Reading the Bible Again

I've read the whole Bible twice before, and I've studied various parts of it to varying degrees of depth.  I've heard countless sermons and read a hundred Christian books.  There's nothing, however, quite like returning to the Word and reading it again for the big picture.  There's a lot of truth to the idea that you can never see both the forest and the trees.  As I write this I'm wrapping up an intro New Testament course where, in 3 months, we took an overview of Romans through Revelation.  We've read the whole thing, along with a basic intro supplement, a book on Paul's theology, and a book on interpreting Revelation.  It's been awesome to see the forest in a short period of time, and three big ideas have jumped out at me more strongly than I'd ever seen before.

The teachings of Jesus and the apostles were amazingly counter-cultural.
We know this, instinctively, but the degree to which it's true amazes me.  When the apostles realized the extent of the "mystery" of the faith that God has welcomed the Gentiles into his covenant, their teaching went against a couple thousand years of understanding by the Jews.  The degree of controversy might be on the same level as if we suddenly realized the sun wasn't actually the center of our galaxy.  When Jesus and the apostles redefined the family roles for Christians and flattened the social order, they were going against the entire cultural arrangement of the Roman empire.  Today's equivalent would be if some group started arguing that capitalism wasn't the ideal economic system.  That Christianity was multicultural was about as confusing to Romans as could be.  The teaching of Christianity was turning the entire known world upside down because it was so counter to what culture taught.

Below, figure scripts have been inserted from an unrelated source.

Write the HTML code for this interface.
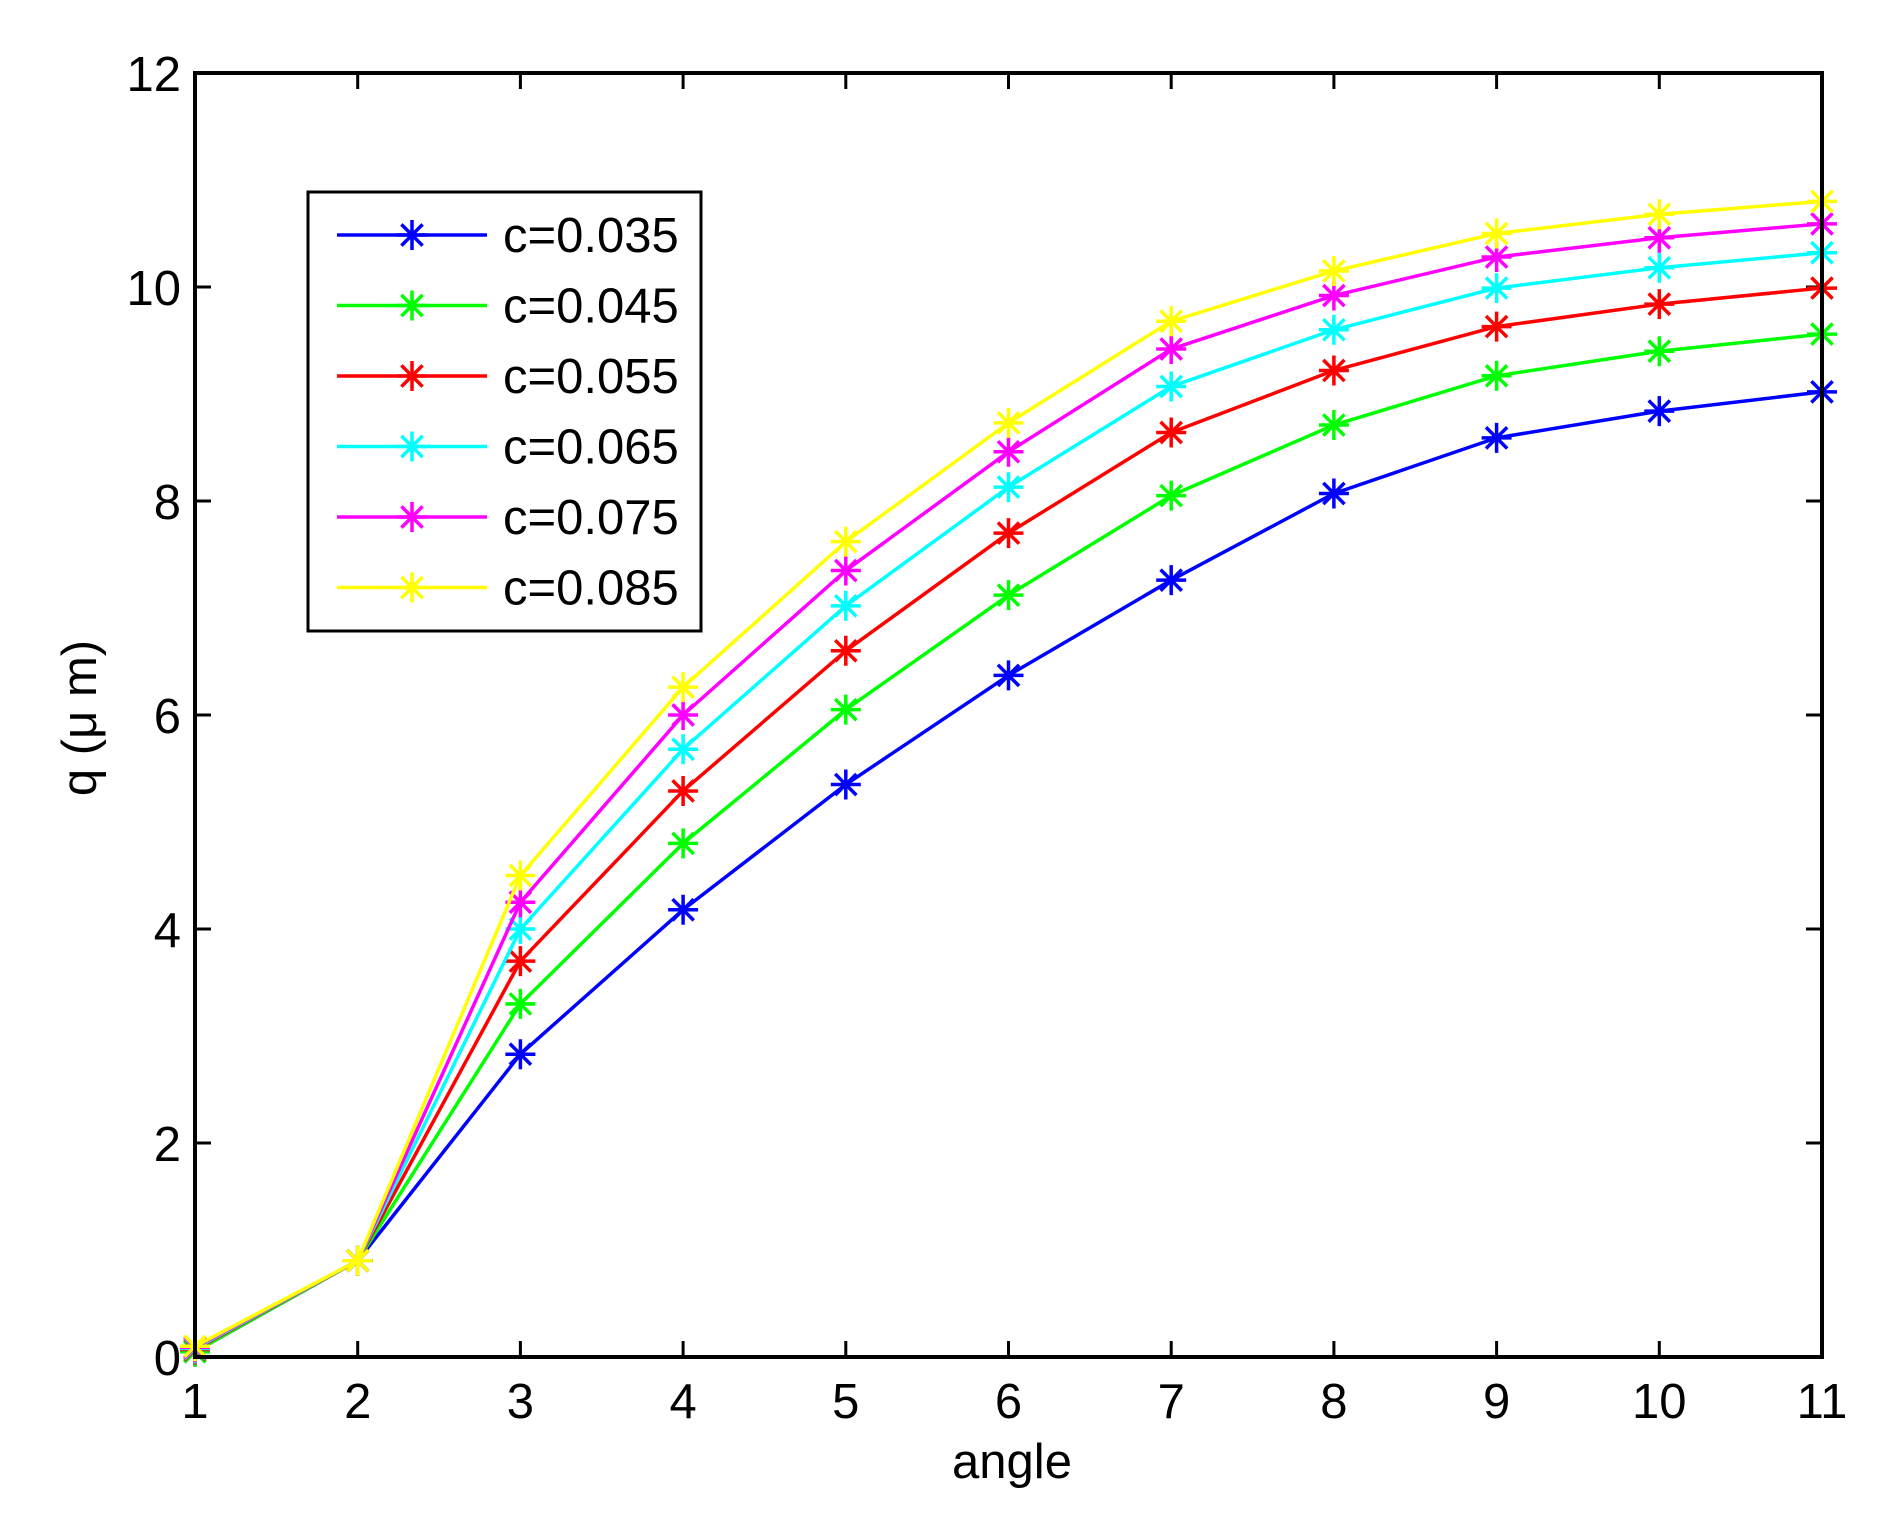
<!DOCTYPE html>
<html><head><meta charset="utf-8"><style>
html,body{margin:0;padding:0;background:#fff;}
svg{display:block;font-family:"Liberation Sans",sans-serif;}
</style></head><body>
<svg id="s" width="1890" height="1536" viewBox="0 0 1890 1536" xmlns="http://www.w3.org/2000/svg"></svg>
<script>
const L=195,R=1822,T=73,B=1357;
const X=v=>L+(v-1)*(R-L)/10, Y=v=>B-v*(B-T)/12;
let h='<rect width="1890" height="1536" fill="#fff"/>';
const data=[
["#0000ff","c=0.035",[0.05,0.9,2.83,4.18,5.35,6.37,7.26,8.07,8.59,8.84,9.02]],
["#00ff00","c=0.045",[0.05,0.9,3.3,4.8,6.05,7.12,8.05,8.71,9.17,9.4,9.56]],
["#ff0000","c=0.055",[0.07,0.9,3.7,5.29,6.6,7.7,8.64,9.22,9.63,9.84,9.99]],
["#00ffff","c=0.065",[0.08,0.9,4.0,5.68,7.02,8.13,9.07,9.6,9.99,10.18,10.32]],
["#ff00ff","c=0.075",[0.09,0.9,4.25,6.0,7.35,8.46,9.42,9.92,10.28,10.46,10.59]],
["#ffff00","c=0.085",[0.1,0.9,4.5,6.26,7.62,8.73,9.68,10.15,10.5,10.68,10.8]]];
function star(x,y,c){const s=15,d=10.6;return `<path d="M${x-s} ${y}H${x+s}M${x} ${y-s}V${y+s}M${x-d} ${y-d}L${x+d} ${y+d}M${x-d} ${y+d}L${x+d} ${y-d}" stroke="${c}" stroke-width="3.5" fill="none"/>`;}
for(let i=1;i<=11;i++){const x=X(i);h+=`<path d="M${x} ${B}V${B-16}M${x} ${T}V${T+16}" stroke="#000" stroke-width="3"/>`;
h+=`<text x="${x}" y="1418" font-size="49" text-anchor="middle">${i}</text>`;}
for(let v=0;v<=12;v+=2){const y=Y(v);h+=`<path d="M${L} ${y}H${L+16}M${R} ${y}H${R-16}" stroke="#000" stroke-width="3"/>`;
h+=`<text x="181" y="${y+18}" font-size="49" text-anchor="end">${v}</text>`;}
data.forEach(([c,n,d])=>{h+=`<polyline points="${d.map((v,i)=>X(i+1)+','+Y(v)).join(' ')}" fill="none" stroke="${c}" stroke-width="3.5" stroke-linejoin="round"/>`;
d.forEach((v,i)=>h+=star(X(i+1),Y(v),c));});
h+=`<rect x="${L}" y="${T}" width="${R-L}" height="${B-T}" fill="none" stroke="#000" stroke-width="4"/>`;
h+=`<rect x="308" y="192" width="393" height="439" fill="#fff" stroke="#000" stroke-width="3"/>`;
data.forEach(([c,n],k)=>{const y=235+k*70.5;h+=`<path d="M337 ${y}H487" stroke="${c}" stroke-width="3.5"/>`+star(412,y,c)+`<text x="503" y="${y+17}" font-size="49">${n}</text>`;});
h+=`<text x="1012" y="1478" font-size="49" text-anchor="middle">angle</text>`;
h+=`<text transform="translate(96 718) rotate(-90)" font-size="49" text-anchor="middle">q (μ m)</text>`;
document.getElementById('s').innerHTML=h;
</script>
</body></html>
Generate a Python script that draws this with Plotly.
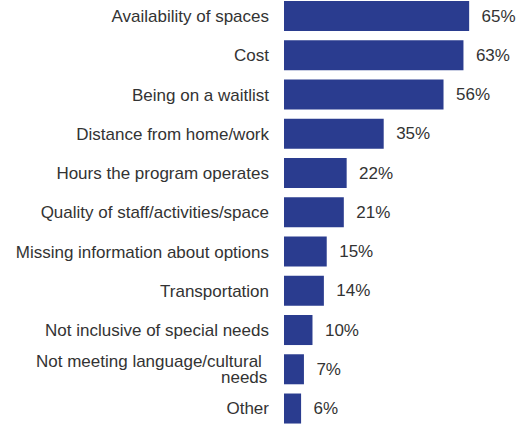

The Bible is far more focused on good works than we often speak of.
Martin Luther endowed us Protestants with a strong conviction of "sola fide," or faith alone.  Indeed, the Bible teaches clearly that we are saved by faith alone.  However, this was never to the downplaying of good works - usually talking about the marginalized.  Paul, who said in Ephesians 2 that we are saved by grace through faith, not by works, immediately in the very next sentence says that we are created by God to do good works.  All of the New Testament agrees: faith that doesn't produce good works is not saving faith.  Jesus and Paul, not just James, taught the importance of good works.  We don't emphasize this nearly enough.  We talk a lot about having a relationship with God, and His forgiveness, but we don't talk much about what kind of life we need to live if we are to claim to follow Him.

Christianity in the New Testament was uncompromising and radical.
While Paul famously talked about being all things to all people, and Jesus' prayer in the Garden is the basis for people saying "in the world but not of it," the wholesale message of the New Testament is one of extreme refusal to compromise with the world.  The New Testament authors envisage or assume Christians who look radically different than the world.  I'm not sure what they would make of Christians who look just like atheists and agnostics all week long.  As I study Revelation, in fact, I'm coming to realize how radical it is - John only allows for two options - either you are one who "overcomes" (really his language is that of sacrificial death - martyrdom) or you are cast out.  Jesus does the same type of separation.  This book that we follow and believe is unbelievably radical in its propositions, and we soften their blows at our own peril.